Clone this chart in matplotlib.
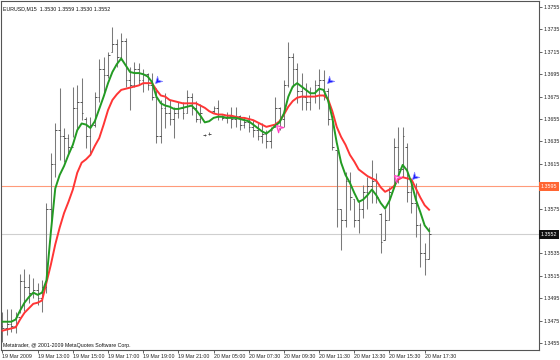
import matplotlib
matplotlib.use('Agg')
import matplotlib.pyplot as plt
from matplotlib.path import Path
from matplotlib.transforms import blended_transform_factory
import numpy as np

# ---- EURUSD M15 bars (19-20 Mar 2009) ----
opens = [1.3470, 1.3468, 1.3472, 1.3470, 1.3478, 1.3510, 1.3505, 1.3500, 1.3502, 1.3495,
         1.3505, 1.3575, 1.3615, 1.3645, 1.3640, 1.3638, 1.3630, 1.3665, 1.3670, 1.3655,
         1.3640, 1.3650, 1.3675, 1.3700, 1.3694, 1.3715, 1.3722, 1.3710, 1.3725, 1.3690,
         1.3685, 1.3700, 1.3690, 1.3695, 1.3685, 1.3675, 1.3640, 1.3665, 1.3660, 1.3655,
         1.3660, 1.3665, 1.3660, 1.3675, 1.3665, 1.3655, 1.3641, 1.3642, 1.3662, 1.3665,
         1.3658, 1.3656, 1.3658, 1.3655, 1.3658, 1.3650, 1.3652, 1.3648, 1.3645, 1.3640,
         1.3642, 1.3635, 1.3648, 1.3665, 1.3655, 1.3685, 1.3710, 1.3700, 1.3680, 1.3675,
         1.3670, 1.3678, 1.3685, 1.3690, 1.3680, 1.3655, 1.3627, 1.3575, 1.3565, 1.3600,
         1.3584, 1.3565, 1.3575, 1.3590, 1.3595, 1.3600, 1.3570, 1.3547, 1.3565, 1.3594,
         1.3630, 1.3610, 1.3630, 1.3590, 1.3580, 1.3560, 1.3535, 1.3530]
highs = [1.3483, 1.3485, 1.3485, 1.3483, 1.3517, 1.3521, 1.3517, 1.3513, 1.3509, 1.3511,
         1.3580, 1.3625, 1.3651, 1.3683, 1.3647, 1.3642, 1.3684, 1.3685, 1.3692, 1.3657,
         1.3657, 1.3679, 1.3709, 1.3710, 1.3715, 1.3737, 1.3726, 1.3732, 1.3727, 1.3701,
         1.3706, 1.3705, 1.3700, 1.3696, 1.3696, 1.3683, 1.3672, 1.3678, 1.3672, 1.3666,
         1.3670, 1.3670, 1.3681, 1.3678, 1.3671, 1.3668, 1.3642, 1.3643, 1.3667, 1.3672,
         1.3659, 1.3661, 1.3666, 1.3666, 1.3659, 1.3657, 1.3659, 1.3654, 1.3651, 1.3651,
         1.3645, 1.3648, 1.3675, 1.3666, 1.3690, 1.3724, 1.3714, 1.3705, 1.3696, 1.3687,
         1.3684, 1.3690, 1.3700, 1.3699, 1.3683, 1.3658, 1.3627, 1.3575, 1.3608, 1.3608,
         1.3584, 1.3583, 1.3596, 1.3603, 1.3618, 1.3607, 1.3571, 1.3575, 1.3594, 1.3638,
         1.3648, 1.3648, 1.3634, 1.3600, 1.3598, 1.3562, 1.3544, 1.3559]
lows = [1.3456, 1.3462, 1.3465, 1.3464, 1.3482, 1.3484, 1.3491, 1.3495, 1.3489, 1.3483,
        1.3500, 1.3562, 1.3603, 1.3618, 1.3617, 1.3625, 1.3639, 1.3645, 1.3654, 1.3629,
        1.3623, 1.3648, 1.3670, 1.3676, 1.3692, 1.3715, 1.3701, 1.3708, 1.3684, 1.3663,
        1.3684, 1.3685, 1.3679, 1.3681, 1.3672, 1.3634, 1.3634, 1.3647, 1.3650, 1.3638,
        1.3656, 1.3655, 1.3660, 1.3659, 1.3652, 1.3651, 1.3640, 1.3641, 1.3660, 1.3654,
        1.3654, 1.3651, 1.3647, 1.3648, 1.3645, 1.3647, 1.3643, 1.3639, 1.3636, 1.3634,
        1.3629, 1.3629, 1.3648, 1.3645, 1.3648, 1.3684, 1.3684, 1.3669, 1.3663, 1.3663,
        1.3663, 1.3669, 1.3664, 1.3672, 1.3650, 1.3627, 1.3559, 1.3538, 1.3559, 1.3574,
        1.3559, 1.3553, 1.3567, 1.3575, 1.3580, 1.3580, 1.3535, 1.3547, 1.3565, 1.3594,
        1.3598, 1.3603, 1.3581, 1.3571, 1.3550, 1.3523, 1.3516, 1.3530]
closes = [1.3468, 1.3472, 1.3470, 1.3478, 1.3510, 1.3505, 1.3500, 1.3502, 1.3495, 1.3505,
          1.3575, 1.3615, 1.3645, 1.3640, 1.3638, 1.3630, 1.3665, 1.3670, 1.3660, 1.3640,
          1.3650, 1.3675, 1.3700, 1.3694, 1.3712, 1.3722, 1.3710, 1.3725, 1.3690, 1.3685,
          1.3700, 1.3690, 1.3695, 1.3685, 1.3675, 1.3640, 1.3665, 1.3660, 1.3655, 1.3660,
          1.3665, 1.3660, 1.3675, 1.3665, 1.3655, 1.3660, 1.3641, 1.3642, 1.3665, 1.3658,
          1.3656, 1.3658, 1.3655, 1.3658, 1.3650, 1.3652, 1.3648, 1.3645, 1.3640, 1.3642,
          1.3635, 1.3645, 1.3665, 1.3655, 1.3685, 1.3710, 1.3700, 1.3680, 1.3675, 1.3670,
          1.3678, 1.3685, 1.3690, 1.3680, 1.3655, 1.3630, 1.3575, 1.3565, 1.3600, 1.3585,
          1.3565, 1.3575, 1.3590, 1.3595, 1.3600, 1.3585, 1.3545, 1.3565, 1.3590, 1.3630,
          1.3610, 1.3640, 1.3590, 1.3580, 1.3560, 1.3535, 1.3530, 1.3552]

# indicator lines
fast_ma = [1.3474, 1.3474, 1.3474, 1.3476, 1.3484, 1.3491, 1.3496, 1.3500, 1.3498, 1.3500,
           1.3511, 1.3554, 1.3593, 1.3605, 1.3613, 1.3623, 1.3632, 1.3645, 1.3651, 1.3650,
           1.3647, 1.3653, 1.3664, 1.3675, 1.3687, 1.3697, 1.3704, 1.3709, 1.3703, 1.3697,
           1.3696, 1.3696, 1.3695, 1.3693, 1.3688, 1.3675, 1.3669, 1.3667, 1.3666, 1.3664,
           1.3664, 1.3665, 1.3666, 1.3667, 1.3663, 1.3658, 1.3652, 1.3653, 1.3656, 1.3657,
           1.3657, 1.3656, 1.3656, 1.3656, 1.3655, 1.3654, 1.3653, 1.3650, 1.3647, 1.3644,
           1.3642, 1.3645, 1.3649, 1.3652, 1.3660, 1.3675, 1.3684, 1.3687, 1.3684, 1.3681,
           1.3678, 1.3678, 1.3682, 1.3681, 1.3672, 1.3656, 1.3634, 1.3616, 1.3605, 1.3598,
           1.3589, 1.3581, 1.3583, 1.3587, 1.3592, 1.3587, 1.3580, 1.3575, 1.3582, 1.3593,
           1.3604, 1.3614, 1.3609, 1.3598, 1.3583, 1.3572, 1.3560, 1.3555]
slow_ma = [1.3466, 1.3467, 1.3468, 1.3469, 1.3476, 1.3482, 1.3486, 1.3490, 1.3491, 1.3493,
           1.3509, 1.3525, 1.3543, 1.3558, 1.3571, 1.3581, 1.3592, 1.3607, 1.3616, 1.3619,
           1.3623, 1.3631, 1.3638, 1.3650, 1.3663, 1.3672, 1.3677, 1.3681, 1.3682, 1.3683,
           1.3684, 1.3685, 1.3687, 1.3687, 1.3687, 1.3681, 1.3676, 1.3675, 1.3672, 1.3671,
           1.3670, 1.3669, 1.3669, 1.3669, 1.3669, 1.3667, 1.3665, 1.3662, 1.3660, 1.3659,
           1.3659, 1.3658, 1.3658, 1.3657, 1.3656, 1.3656, 1.3655, 1.3654, 1.3652, 1.3650,
           1.3648, 1.3649, 1.3650, 1.3653, 1.3659, 1.3666, 1.3671, 1.3674, 1.3675, 1.3675,
           1.3675, 1.3675, 1.3676, 1.3676, 1.3673, 1.3662, 1.3648, 1.3639, 1.3632, 1.3623,
           1.3617, 1.3610, 1.3607, 1.3604, 1.3602, 1.3600, 1.3594, 1.3590, 1.3592, 1.3595,
           1.3601, 1.3603, 1.3602, 1.3601, 1.3593, 1.3585, 1.3578, 1.3574]

# signal arrows: bar number and price
sell_bars = [34.7, 73.8, 93.1]
sell_prices = [1.3687, 1.3687, 1.3601]
buy_bars = [62.3, 89.1]
buy_prices = [1.3650, 1.3605]

label_bars = [0, 8, 16, 24, 32, 40, 48, 56, 64, 72, 80, 88, 96]
time_labels = ['19 Mar 2009', '19 Mar 13:00', '19 Mar 15:00', '19 Mar 17:00',
               '19 Mar 19:00', '19 Mar 21:00', '20 Mar 05:00', '20 Mar 07:30',
               '20 Mar 09:30', '20 Mar 11:30', '20 Mar 13:30', '20 Mar 15:30',
               '20 Mar 17:30']
price_ticks = [1.3755, 1.3735, 1.3715, 1.3695, 1.3675, 1.3655, 1.3635, 1.3615,
               1.3595, 1.3575, 1.3555, 1.3535, 1.3515, 1.3495, 1.3475, 1.3455]
alert_level = 1.3595
bid_level = 1.3552

plt.rcParams['font.family'] = ['Liberation Sans', 'DejaVu Sans']
fs = 3.8

fig = plt.figure(figsize=(5.6, 3.6), dpi=100)
fig.patch.set_facecolor('white')
ax = fig.add_axes([1/560, 10/360, 538/560, 349/360])
ax.set_xlim(-0.34, 122.0)
ax.set_ylim(1.344875, 1.376036)

# horizontal lines
ax.axhline(alert_level, color='#ff9a7a', lw=0.8, zorder=1)
ax.axhline(bid_level, color='#cfcfcf', lw=0.8, zorder=1)

# OHLC bars
idx = np.arange(len(closes))
ax.vlines(idx, lows, highs, color='#7a7a7a', lw=0.75, zorder=2)
ax.hlines(opens, idx - 0.38, idx, color='#3a3a3a', lw=0.6, zorder=2)
ax.hlines(closes, idx, idx + 0.38, color='#3a3a3a', lw=0.6, zorder=2)

# moving averages
ax.plot(idx, slow_ma, color='#ff3535', lw=1.4, zorder=3, solid_joinstyle='round')
ax.plot(idx, fast_ma, color='#239b23', lw=1.4, zorder=4, solid_joinstyle='round')

# arrow markers (tip at the point)
base = np.array([[0, 0], [-0.55, 1.0], [0, 0.65], [0.55, 1.0], [0, 0]])
def rotated(deg):
  a = np.deg2rad(deg)
  r = np.array([[np.cos(a), -np.sin(a)], [np.sin(a), np.cos(a)]])
  return Path(base @ r.T, closed=True)

ax.scatter(sell_bars, sell_prices, marker=rotated(-45), s=110, facecolor='#1a1aff',
           edgecolor='#8080ff', lw=0.5, zorder=5)
ax.scatter(buy_bars, buy_prices, marker=rotated(-135), s=110, facecolor='#ffd0f0',
           edgecolor='#ff3cc0', lw=0.8, zorder=5)

# axes styling
for s in ax.spines.values():
  s.set_color('#555555')
  s.set_linewidth(0.8)
ax.yaxis.tick_right()
ax.set_yticks(price_ticks)
# labels under the two price boxes are hidden by the boxes
ax.set_yticklabels(['' if p in (alert_level, 1.3555) else '%.4f' % p for p in price_ticks])
ax.tick_params(axis='y', length=2, width=0.5, pad=1.5, labelsize=fs, colors='#222222')
ax.set_xticks(label_bars)
ax.set_xticklabels(time_labels, ha='left')
ax.tick_params(axis='x', length=2, width=0.5, pad=1, labelsize=fs, colors='#222222')

# price boxes on the right scale
tr = blended_transform_factory(ax.transAxes, ax.transData)
ax.text(1.003, alert_level, '%.4f' % alert_level, transform=tr, fontsize=fs,
        color='white', va='center', ha='left', zorder=10, clip_on=False,
        bbox=dict(boxstyle='square,pad=0.35', fc='#ff6633', ec='none'))
ax.text(1.003, bid_level, '%.4f' % bid_level, transform=tr, fontsize=fs,
        color='white', va='center', ha='left', zorder=10, clip_on=False,
        bbox=dict(boxstyle='square,pad=0.35', fc='#111111', ec='none'))

# captions
ax.text(0.004, 0.985, 'EURUSD,M15  1.3530 1.3559 1.3530 1.3552', transform=ax.transAxes,
        fontsize=fs, va='top', ha='left', color='#111111')
ax.text(0.004, 0.006, 'Metatrader, @ 2001-2009 MetaQuotes Software Corp.',
        transform=ax.transAxes, fontsize=fs, va='bottom', ha='left', color='#111111')

fig.savefig('out.png', dpi=100, facecolor='white')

## The task
Go from the first line of the data above to the line containing "import numpy as np" and retype exactly those lines, both included, but none of the pictures.

## Answer below
Clone this chart in matplotlib.
import matplotlib
matplotlib.use('Agg')
import matplotlib.pyplot as plt
from matplotlib.path import Path
from matplotlib.transforms import blended_transform_factory
import numpy as np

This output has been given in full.